On 19 May on Canvas TV, foreign minister Karel De Gucht held "not only the extreme right Vlaams Belang party" but "also the voters of this party" responsible "for the climate of racism" in which the murders took place.
Mayor Patrick Janssens and several hundred locals followed the family of Oulemata Niangadou and representatives of African and Turkish organisations in a silent march towards the spots of the shootings on the morning thereafter. Amongst speeches held, the president of the city's Council for the Policy regarding Ethnical and Cultural Minorities, Georges Kamanayo, accused "the leaders of extreme right parties" of moral complicity.

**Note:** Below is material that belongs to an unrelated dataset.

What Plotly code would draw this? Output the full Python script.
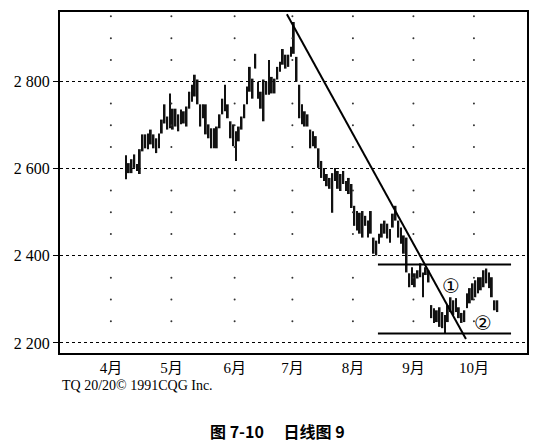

An impromptu peaceful protest against Vlaams Belang organized on 15 May at Brussels held the traditional minute of silence for Van Themsche's victims.
During the night of 16–17 May 2006, a Molotov cocktail was thrown into the head office of the Flemish nationalist youth organisation Vlaams Nationaal Jeugdverbond (VNJ) in Berchem that has links to the Vlaams Belang. A Turkish courier could quickly extinguish the fire, especially as the apartment above the office was inhabited (as it turned out, by the mother of New Flemish Alliance (N-VA) president Bart De Wever).
In the wake of the murders, the government tried to take action against Flemish entries on websites where it judged hate and racism to be spread, such as Stormfront. This proved difficult, because the sites are American and protected by the First Amendment.
The case expedited a law that halted the possibility of buying lethal firearms of all kind on impulse and making the licensing almost strictest in the world.
In July 2007, a municipal decree came in effect that forbids the display of weapons in Antwerp shop windows. The Governor of the Province rejected the appeal filed by arms dealer Lang, who had sold Van Themsche the murder weapon.
On 10 May 2008, the Standaard Uitgeverij published justice reporter Gust Verwerft's book De Zaak Hans Van Themsche (The Case of Hans Van Themsche) (ISBN 9789002223617).